We on the ground are unable to create perfection but it is within our domain (that’s a pun) to pursue the the perfection of the formal (another pun) essay. Therefore I recommend you to avoid essay structures that seek a emotional complaint as its thesis statement, because an emotionally charged complaint is the dominion of novels and poetry. The addition of jokes and unnecessary literary references into your essay makes you anxious to hear back praise on your cleverness, not your thesis. A essay has a core. And it is that single fertilized egg that is the essay’s kernel, its thesis statement, that will grow and expand into a stronger, more robust and defensible essay. The fewer assertions you introduce, the less likely you will be pulled into several different directions of growth. In other words, don’t try to carry twins.
As Halmos says,
“Complete honesty makes for greatest clarity.”
I’ll add that a 13 word sentence is preferable to a 14 word sentence. Again, it’s for the sake of clarity.
For example, the thesis statement of this post is that an essay is the expanded form of a logical sentence.
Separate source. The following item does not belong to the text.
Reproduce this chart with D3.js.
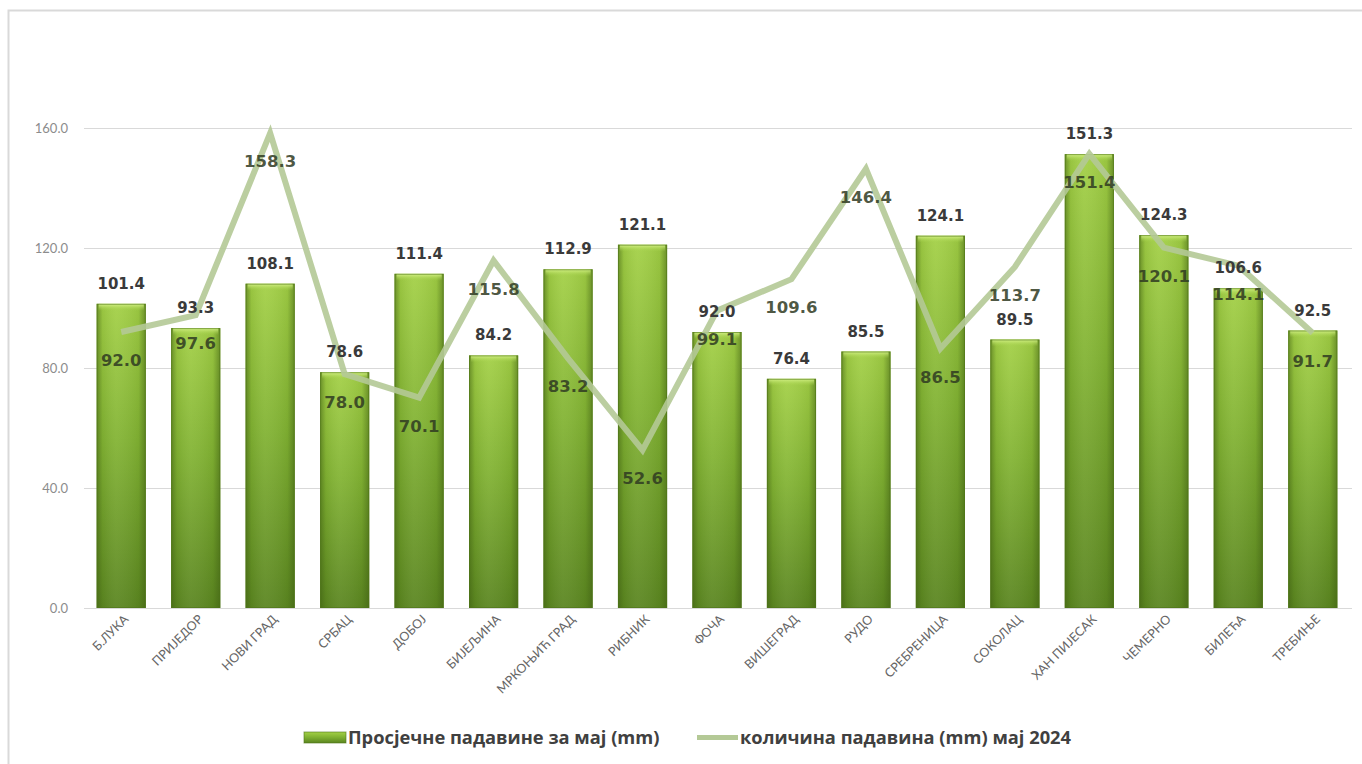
<!DOCTYPE html>
<html>
<head>
<meta charset="utf-8">
<script src="https://cdn.jsdelivr.net/npm/d3@7"></script>
<style>
  html, body { margin: 0; padding: 0; background: #fff; }
  svg { display: block; }
</style>
</head>
<body>
<svg id="chart" width="1362" height="764"></svg>
<script>
const categories = ["Б.ЛУКА", "ПРИЈЕДОР", "НОВИ ГРАД", "СРБАЦ", "ДОБОЈ", "БИЈЕЉИНА", "МРКОЊИЋ ГРАД", "РИБНИК", "ФОЧА", "ВИШЕГРАД", "РУДО", "СРЕБРЕНИЦА", "СОКОЛАЦ", "ХАН ПИЈЕСАК", "ЧЕМЕРНО", "БИЛЕЋА", "ТРЕБИЊЕ"];
const avgMay = [101.4, 93.3, 108.1, 78.6, 111.4, 84.2, 112.9, 121.1, 92.0, 76.4, 85.5, 124.1, 89.5, 151.3, 124.3, 106.6, 92.5];
const may2024 = [92.0, 97.6, 158.3, 78.0, 70.1, 115.8, 83.2, 52.6, 99.1, 109.6, 146.4, 86.5, 113.7, 151.4, 120.1, 114.1, 91.7];
const yTicks = [0, 40, 80, 120, 160];
const seriesNames = ["Просјечне падавине за мај (mm)", "количина падавина (mm) мај 2024"];

const svg = d3.select("#chart");
const defs = svg.append("defs");

// bar gradients
const gv = defs.append("linearGradient").attr("id", "barV").attr("x1", 0).attr("y1", 0).attr("x2", 0).attr("y2", 1);
gv.append("stop").attr("offset", "0%").attr("stop-color", "#a3d046");
gv.append("stop").attr("offset", "45%").attr("stop-color", "#82b333");
gv.append("stop").attr("offset", "100%").attr("stop-color", "#5a8520");
const gh = defs.append("linearGradient").attr("id", "barH").attr("x1", 0).attr("y1", 0).attr("x2", 1).attr("y2", 0);
gh.append("stop").attr("offset", "0%").attr("stop-color", "#3d5c12").attr("stop-opacity", 0.55);
gh.append("stop").attr("offset", "12%").attr("stop-color", "#3d5c12").attr("stop-opacity", 0.1);
gh.append("stop").attr("offset", "40%").attr("stop-color", "#ffffff").attr("stop-opacity", 0.06);
gh.append("stop").attr("offset", "85%").attr("stop-color", "#3d5c12").attr("stop-opacity", 0.1);
gh.append("stop").attr("offset", "100%").attr("stop-color", "#3d5c12").attr("stop-opacity", 0.55);
const gt = defs.append("linearGradient").attr("id", "barTop").attr("x1", 0).attr("y1", 0).attr("x2", 0).attr("y2", 1);
gt.append("stop").attr("offset", "0%").attr("stop-color", "#d6f28a");
gt.append("stop").attr("offset", "100%").attr("stop-color", "#a6d34a").attr("stop-opacity", 0);

// outer border
svg.append("rect").attr("x", 8.5).attr("y", 10.5).attr("width", 1370).attr("height", 770)
  .attr("fill", "none").attr("stroke", "#d9d9d9").attr("stroke-width", 2);

const x = d3.scaleBand().domain(categories).range([84, 1350]).paddingInner(0.34).paddingOuter(0.17);
const y = d3.scaleLinear().domain([0, 160]).range([608, 128]);

// gridlines
svg.append("g").selectAll("line").data(yTicks).join("line")
  .attr("x1", 84).attr("x2", 1352)
  .attr("y1", d => Math.round(y(d)) + 0.5).attr("y2", d => Math.round(y(d)) + 0.5)
  .attr("stroke", "#d9d9d9").attr("stroke-width", 1.2);

// y axis labels
const yAxis = d3.axisLeft(y).tickValues(yTicks).tickFormat(d3.format(".1f")).tickSize(0).tickPadding(0);
const yg = svg.append("g").attr("transform", "translate(68,0)").call(yAxis);
yg.select(".domain").remove();
yg.selectAll("text").attr("font-family", "Lato, 'Open Sans', sans-serif").attr("font-size", 13).attr("fill", "#8c8c8c");

// bars
const bars = svg.append("g");
avgMay.forEach((v, i) => {
  const bx = x(categories[i]), bw = x.bandwidth(), by = y(v), bh = y(0) - y(v);
  bars.append("rect").attr("x", bx).attr("y", by).attr("width", bw).attr("height", bh).attr("fill", "url(#barV)");
  bars.append("rect").attr("x", bx).attr("y", by).attr("width", bw).attr("height", bh).attr("fill", "url(#barH)");
  bars.append("rect").attr("x", bx + 2).attr("y", by).attr("width", bw - 4).attr("height", 7).attr("fill", "url(#barTop)");
  bars.append("rect").attr("x", bx + 0.5).attr("y", by + 0.5).attr("width", bw - 1).attr("height", bh - 1)
    .attr("fill", "none").attr("stroke", "#4f7418").attr("stroke-opacity", 0.6);
});

// x labels
const xl = svg.append("g");
categories.forEach((c, i) => {
  const cx = x(c) + x.bandwidth() / 2 + 8;
  xl.append("text").attr("transform", `translate(${cx},${620}) rotate(-45)`)
    .attr("text-anchor", "end").attr("font-family", "Lato, 'Open Sans', sans-serif").attr("font-size", 12.5)
    .attr("fill", "#666666").text(c);
});

// line
const line = d3.line().x((d, i) => x(categories[i]) + x.bandwidth() / 2).y(d => y(d));
svg.append("path").datum(may2024).attr("d", line).attr("fill", "none")
  .attr("stroke", "#b4c996").attr("stroke-width", 6).attr("stroke-opacity", 0.9)
  .attr("stroke-linejoin", "miter").attr("stroke-miterlimit", 6);

// bar labels
svg.append("g").selectAll("text").data(avgMay).join("text")
  .attr("x", (d, i) => x(categories[i]) + x.bandwidth() / 2)
  .attr("y", d => y(d) - 15)
  .attr("text-anchor", "middle").attr("font-family", "'DejaVu Sans', Verdana, sans-serif")
  .attr("font-weight", "bold").attr("font-size", 15).attr("fill", "#3a3a3a")
  .text(d => d3.format(".1f")(d));

// line labels
svg.append("g").selectAll("text").data(may2024).join("text")
  .attr("x", (d, i) => x(categories[i]) + x.bandwidth() / 2)
  .attr("y", d => y(d) + 34)
  .attr("text-anchor", "middle").attr("font-family", "'DejaVu Sans', Verdana, sans-serif")
  .attr("font-weight", "bold").attr("font-size", 16.5).attr("fill", "#2f3a22").attr("fill-opacity", 0.85)
  .text(d => d3.format(".1f")(d));

// legend
const lg = svg.append("g");
lg.append("rect").attr("x", 304).attr("y", 732).attr("width", 42).attr("height", 11).attr("fill", "url(#barV)")
  .attr("stroke", "#4f7418").attr("stroke-opacity", 0.6);
lg.append("text").attr("x", 348).attr("y", 744).attr("font-family", "'Open Sans', Lato, sans-serif")
  .attr("font-weight", "bold").attr("font-size", 18.3).attr("fill", "#404040").text(seriesNames[0]);
lg.append("line").attr("x1", 697).attr("x2", 738).attr("y1", 737.5).attr("y2", 737.5)
  .attr("stroke", "#b4c996").attr("stroke-width", 5);
lg.append("text").attr("x", 740).attr("y", 744).attr("font-family", "'Open Sans', Lato, sans-serif")
  .attr("font-weight", "bold").attr("font-size", 18.3).attr("fill", "#404040").text(seriesNames[1]);
</script>
</body>
</html>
Within this assertion are several questions. What is the goal of an essay? Will the hallmarks of a good essay change in the future? What, exactly, must be expanded? How do I identify the focus of my argument? What, exactly, constitutes a logical argument?
A good sentence, like a good essay, contains a subject and object and gives them a place in time. Here are some ways to extend the above thesis sentence in order to stress different aspects of its assertion without changing the interpretation of the assertion.
- As a communication device, an essay is the expanded form of a logical sentence.
- An essay structure that will always be accepted and understood is the expanded form of a logical sentence.
- An essay is best written utilizing multiple examples to show the expanded form of a logical sentence.
- An essay is the expanded form of a focused and singular logical sentence.
- An essay is the expanded form of a logical sentence that demonstrates a syllogism delivered with clear grammar.
Moving word-by-word and concept-by-concept through the entire sentence is the proper structure for an assertion, and therefore the proper structure for an essay. In order to write an essay, you need a thesis statement that denotes subject, object and a place in time. If you’re having trouble finding your short thesis statement, write your conclusion first. The conclusion is your final analysis of the essay and repeats your argument with reference to the buttressing you introduced as part of your expanded proof.
Review this post and you’ll notice that it indeed follows the “expanded sentence” method I’ve used here. But, I’m missing a piece: the only thing left for me to touch upon is to explain syllogisms. For this, my footnote, I would recommend Aristotle and my man Socrates.
Thank you for reading. I write for conservatives.